- Raw data
• • •

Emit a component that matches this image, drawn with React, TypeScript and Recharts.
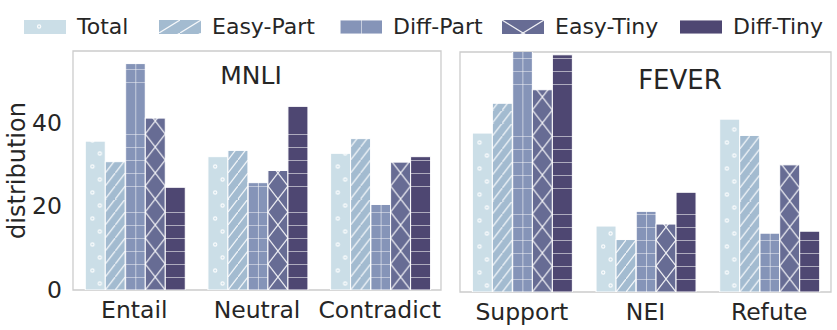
import { Bar, BarChart, ReferenceArea, XAxis, YAxis } from "recharts";

const mnliCats = ["Entail", "Neutral", "Contradict"];
const feverCats = ["Support", "NEI", "Refute"];
const seriesNames = ["Total", "Easy-Part", "Diff-Part", "Easy-Tiny", "Diff-Tiny"];

const mnliTotal = [35.5, 31.8, 32.6];
const mnliEasyPart = [30.6, 33.3, 36.1];
const mnliDiffPart = [54.0, 25.6, 20.4];
const mnliEasyTiny = [41.0, 28.5, 30.5];
const mnliDiffTiny = [24.5, 43.8, 31.8];

const feverTotal = [40.0, 16.6, 43.5];
const feverEasyPart = [47.5, 13.2, 39.4];
const feverDiffPart = [65.0, 20.3, 14.8];
const feverEasyTiny = [50.9, 17.1, 32.0];
const feverDiffTiny = [59.7, 25.1, 15.3];

const yTicks = [0, 20, 40];

const colors = ["#cbdee7", "#a3bbd0", "#8594b8", "#676c94", "#4e4772"];
const kinds = ["dots", "diag", "grid", "cross", "horiz"];
const keys = ["total", "easyPart", "diffPart", "easyTiny", "diffTiny"];
const frame = "#cccccc";
const ink = "#262626";
const font = "'DejaVu Sans', sans-serif";

function build(cats: string[], cols: number[][]) {
  return cats.map((cat, i) => {
    const row: Record<string, string | number> = { cat };
    keys.forEach((k, j) => (row[k] = cols[j][i]));
    return row;
  });
}

const mnliData = build(mnliCats, [mnliTotal, mnliEasyPart, mnliDiffPart, mnliEasyTiny, mnliDiffTiny]);
const feverData = build(feverCats, [feverTotal, feverEasyPart, feverDiffPart, feverEasyTiny, feverDiffTiny]);

const hatch = { stroke: "#ffffff", strokeWidth: 1.2, strokeOpacity: 0.9, fill: "none" };

function HatchPattern({ id, kind, x, y, w, color }: { id: string; kind: string; x: number; y: number; w: number; color: string }) {
  if (kind === "dots") {
    return (
      <pattern id={id} patternUnits="userSpaceOnUse" x={x} y={y} width={w} height={26}>
        <rect width={w} height={26} fill={color} />
        <circle cx={w * 0.36} cy={6.5} r={1.6} {...hatch} />
        <circle cx={w * 0.73} cy={19.5} r={1.6} {...hatch} />
      </pattern>
    );
  }
  if (kind === "diag") {
    const tw = w / 2;
    return (
      <pattern id={id} patternUnits="userSpaceOnUse" x={x} y={y} width={tw} height={13}>
        <rect width={tw} height={13} fill={color} />
        <path d={`M${-tw * 0.1} ${13 * 1.1} L${tw * 1.1} ${-13 * 0.1}`} {...hatch} />
      </pattern>
    );
  }
  if (kind === "grid") {
    const tw = w / 2;
    return (
      <pattern id={id} patternUnits="userSpaceOnUse" x={x} y={y} width={tw} height={13}>
        <rect width={tw} height={13} fill={color} />
        <path d={`M0 0 V13 M0 0 H${tw}`} {...hatch} />
      </pattern>
    );
  }
  if (kind === "cross") {
    return (
      <pattern id={id} patternUnits="userSpaceOnUse" x={x} y={y} width={w} height={26}>
        <rect width={w} height={26} fill={color} />
        <path d={`M0 0 L${w} 26 M${w} 0 L0 26`} {...hatch} />
      </pattern>
    );
  }
  return (
    <pattern id={id} patternUnits="userSpaceOnUse" x={x} y={y} width={w} height={13}>
      <rect width={w} height={13} fill={color} />
      <path d={`M0 0 H${w}`} {...hatch} />
    </pattern>
  );
}

function HatchBar(props: any) {
  const { x, y, width, height, index, kind, panel, color } = props;
  if (!height || height <= 0) return null;
  const id = `hb-${panel}-${kind}-${index}`;
  return (
    <g>
      <defs>
        <HatchPattern id={id} kind={kind} x={x} y={y + height} w={width} color={color} />
      </defs>
      <rect x={x} y={y} width={width} height={height} fill={`url(#${id})`} stroke="#ffffff" strokeWidth={1} />
    </g>
  );
}

function Panel({ data, panel, left, right, top, bottom, yMax, showY }: any) {
  return (
    <div style={{ position: "absolute", left: 0, top: 0 }}>
      <BarChart
        width={837}
        height={330}
        data={data}
        margin={{ top, right, left: showY ? 0 : left, bottom: 0 }}
        barCategoryGap="10%"
        barGap={0}
      >
        <XAxis
          dataKey="cat"
          height={bottom}
          tickLine={false}
          axisLine={false}
          tick={{ fill: ink, fontSize: 23.5 }}
          tickMargin={5}
          interval={0}
        />
        <YAxis
          type="number"
          domain={[0, yMax]}
          allowDataOverflow
          ticks={yTicks}
          width={showY ? left : 0}
          hide={!showY}
          tickLine={false}
          axisLine={false}
          tick={{ fill: ink, fontSize: 23.5 }}
          tickMargin={5}
          label={
            showY
              ? { value: "distribution", angle: -90, position: "insideLeft", offset: 16, style: { textAnchor: "middle", fontSize: 24, fill: ink } }
              : undefined
          }
        />
        <ReferenceArea y1={0} y2={yMax} fill="none" stroke={frame} strokeWidth={1.3} ifOverflow="visible" />
        {keys.map((k, j) => (
          <Bar
            key={k}
            dataKey={k}
            name={seriesNames[j]}
            fill={colors[j]}
            isAnimationActive={false}
            shape={(p: any) => <HatchBar {...p} kind={kinds[j]} panel={panel} color={colors[j]} />}
          />
        ))}
      </BarChart>
    </div>
  );
}

const legendPatchX = [24, 159, 340, 502, 680];

function Overlay() {
  return (
    <svg width={837} height={330} style={{ position: "absolute", left: 0, top: 0, pointerEvents: "none", fontFamily: font }}>
      <defs>
        {seriesNames.map((n, j) => (
          <HatchPattern key={n} id={`lg-${j}`} kind={kinds[j]} x={legendPatchX[j]} y={20} w={42} color={colors[j]} />
        ))}
      </defs>
      {seriesNames.map((n, j) => (
        <g key={n}>
          <rect x={legendPatchX[j]} y={20} width={42} height={14} fill={`url(#lg-${j})`} />
          <text x={legendPatchX[j] + 53} y={34} fontSize={22} fill={ink}>
            {n}
          </text>
        </g>
      ))}
      <text x={251} y={84} fontSize={25} fill={ink} textAnchor="middle">
        MNLI
      </text>
      <text x={680} y={89} fontSize={26} fill={ink} textAnchor="middle">
        FEVER
      </text>
    </svg>
  );
}

export default function App() {
  return (
    <div style={{ position: "absolute", left: 0, top: 0, width: 837, height: 330, background: "#fff", fontFamily: font }}>
      <Panel data={mnliData} panel="m" left={73} right={396} top={51} bottom={40} yMax={57} showY />
      <Panel data={feverData} panel="f" left={460} right={6} top={52} bottom={38} yMax={60.4} showY={false} />
      <Overlay />
    </div>
  );
}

• • •

- Problem
Every line of the data above should be quoted exactly. Omit the pictures.

- The answer
Emit a component that matches this image, drawn with React, TypeScript and Recharts.
import { Bar, BarChart, ReferenceArea, XAxis, YAxis } from "recharts";

const mnliCats = ["Entail", "Neutral", "Contradict"];
const feverCats = ["Support", "NEI", "Refute"];
const seriesNames = ["Total", "Easy-Part", "Diff-Part", "Easy-Tiny", "Diff-Tiny"];

const mnliTotal = [35.5, 31.8, 32.6];
const mnliEasyPart = [30.6, 33.3, 36.1];
const mnliDiffPart = [54.0, 25.6, 20.4];
const mnliEasyTiny = [41.0, 28.5, 30.5];
const mnliDiffTiny = [24.5, 43.8, 31.8];

const feverTotal = [40.0, 16.6, 43.5];
const feverEasyPart = [47.5, 13.2, 39.4];
const feverDiffPart = [65.0, 20.3, 14.8];
const feverEasyTiny = [50.9, 17.1, 32.0];
const feverDiffTiny = [59.7, 25.1, 15.3];

const yTicks = [0, 20, 40];

const colors = ["#cbdee7", "#a3bbd0", "#8594b8", "#676c94", "#4e4772"];
const kinds = ["dots", "diag", "grid", "cross", "horiz"];
const keys = ["total", "easyPart", "diffPart", "easyTiny", "diffTiny"];
const frame = "#cccccc";
const ink = "#262626";
const font = "'DejaVu Sans', sans-serif";

function build(cats: string[], cols: number[][]) {
  return cats.map((cat, i) => {
    const row: Record<string, string | number> = { cat };
    keys.forEach((k, j) => (row[k] = cols[j][i]));
    return row;
  });
}

const mnliData = build(mnliCats, [mnliTotal, mnliEasyPart, mnliDiffPart, mnliEasyTiny, mnliDiffTiny]);
const feverData = build(feverCats, [feverTotal, feverEasyPart, feverDiffPart, feverEasyTiny, feverDiffTiny]);

const hatch = { stroke: "#ffffff", strokeWidth: 1.2, strokeOpacity: 0.9, fill: "none" };

function HatchPattern({ id, kind, x, y, w, color }: { id: string; kind: string; x: number; y: number; w: number; color: string }) {
  if (kind === "dots") {
    return (
      <pattern id={id} patternUnits="userSpaceOnUse" x={x} y={y} width={w} height={26}>
        <rect width={w} height={26} fill={color} />
        <circle cx={w * 0.36} cy={6.5} r={1.6} {...hatch} />
        <circle cx={w * 0.73} cy={19.5} r={1.6} {...hatch} />
      </pattern>
    );
  }
  if (kind === "diag") {
    const tw = w / 2;
    return (
      <pattern id={id} patternUnits="userSpaceOnUse" x={x} y={y} width={tw} height={13}>
        <rect width={tw} height={13} fill={color} />
        <path d={`M${-tw * 0.1} ${13 * 1.1} L${tw * 1.1} ${-13 * 0.1}`} {...hatch} />
      </pattern>
    );
  }
  if (kind === "grid") {
    const tw = w / 2;
    return (
      <pattern id={id} patternUnits="userSpaceOnUse" x={x} y={y} width={tw} height={13}>
        <rect width={tw} height={13} fill={color} />
        <path d={`M0 0 V13 M0 0 H${tw}`} {...hatch} />
      </pattern>
    );
  }
  if (kind === "cross") {
    return (
      <pattern id={id} patternUnits="userSpaceOnUse" x={x} y={y} width={w} height={26}>
        <rect width={w} height={26} fill={color} />
        <path d={`M0 0 L${w} 26 M${w} 0 L0 26`} {...hatch} />
      </pattern>
    );
  }
  return (
    <pattern id={id} patternUnits="userSpaceOnUse" x={x} y={y} width={w} height={13}>
      <rect width={w} height={13} fill={color} />
      <path d={`M0 0 H${w}`} {...hatch} />
    </pattern>
  );
}

function HatchBar(props: any) {
  const { x, y, width, height, index, kind, panel, color } = props;
  if (!height || height <= 0) return null;
  const id = `hb-${panel}-${kind}-${index}`;
  return (
    <g>
      <defs>
        <HatchPattern id={id} kind={kind} x={x} y={y + height} w={width} color={color} />
      </defs>
      <rect x={x} y={y} width={width} height={height} fill={`url(#${id})`} stroke="#ffffff" strokeWidth={1} />
    </g>
  );
}

function Panel({ data, panel, left, right, top, bottom, yMax, showY }: any) {
  return (
    <div style={{ position: "absolute", left: 0, top: 0 }}>
      <BarChart
        width={837}
        height={330}
        data={data}
        margin={{ top, right, left: showY ? 0 : left, bottom: 0 }}
        barCategoryGap="10%"
        barGap={0}
      >
        <XAxis
          dataKey="cat"
          height={bottom}
          tickLine={false}
          axisLine={false}
          tick={{ fill: ink, fontSize: 23.5 }}
          tickMargin={5}
          interval={0}
        />
        <YAxis
          type="number"
          domain={[0, yMax]}
          allowDataOverflow
          ticks={yTicks}
          width={showY ? left : 0}
          hide={!showY}
          tickLine={false}
          axisLine={false}
          tick={{ fill: ink, fontSize: 23.5 }}
          tickMargin={5}
          label={
            showY
              ? { value: "distribution", angle: -90, position: "insideLeft", offset: 16, style: { textAnchor: "middle", fontSize: 24, fill: ink } }
              : undefined
          }
        />
        <ReferenceArea y1={0} y2={yMax} fill="none" stroke={frame} strokeWidth={1.3} ifOverflow="visible" />
        {keys.map((k, j) => (
          <Bar
            key={k}
            dataKey={k}
            name={seriesNames[j]}
            fill={colors[j]}
            isAnimationActive={false}
            shape={(p: any) => <HatchBar {...p} kind={kinds[j]} panel={panel} color={colors[j]} />}
          />
        ))}
      </BarChart>
    </div>
  );
}

const legendPatchX = [24, 159, 340, 502, 680];

function Overlay() {
  return (
    <svg width={837} height={330} style={{ position: "absolute", left: 0, top: 0, pointerEvents: "none", fontFamily: font }}>
      <defs>
        {seriesNames.map((n, j) => (
          <HatchPattern key={n} id={`lg-${j}`} kind={kinds[j]} x={legendPatchX[j]} y={20} w={42} color={colors[j]} />
        ))}
      </defs>
      {seriesNames.map((n, j) => (
        <g key={n}>
          <rect x={legendPatchX[j]} y={20} width={42} height={14} fill={`url(#lg-${j})`} />
          <text x={legendPatchX[j] + 53} y={34} fontSize={22} fill={ink}>
            {n}
          </text>
        </g>
      ))}
      <text x={251} y={84} fontSize={25} fill={ink} textAnchor="middle">
        MNLI
      </text>
      <text x={680} y={89} fontSize={26} fill={ink} textAnchor="middle">
        FEVER
      </text>
    </svg>
  );
}

export default function App() {
  return (
    <div style={{ position: "absolute", left: 0, top: 0, width: 837, height: 330, background: "#fff", fontFamily: font }}>
      <Panel data={mnliData} panel="m" left={73} right={396} top={51} bottom={40} yMax={57} showY />
      <Panel data={feverData} panel="f" left={460} right={6} top={52} bottom={38} yMax={60.4} showY={false} />
      <Overlay />
    </div>
  );
}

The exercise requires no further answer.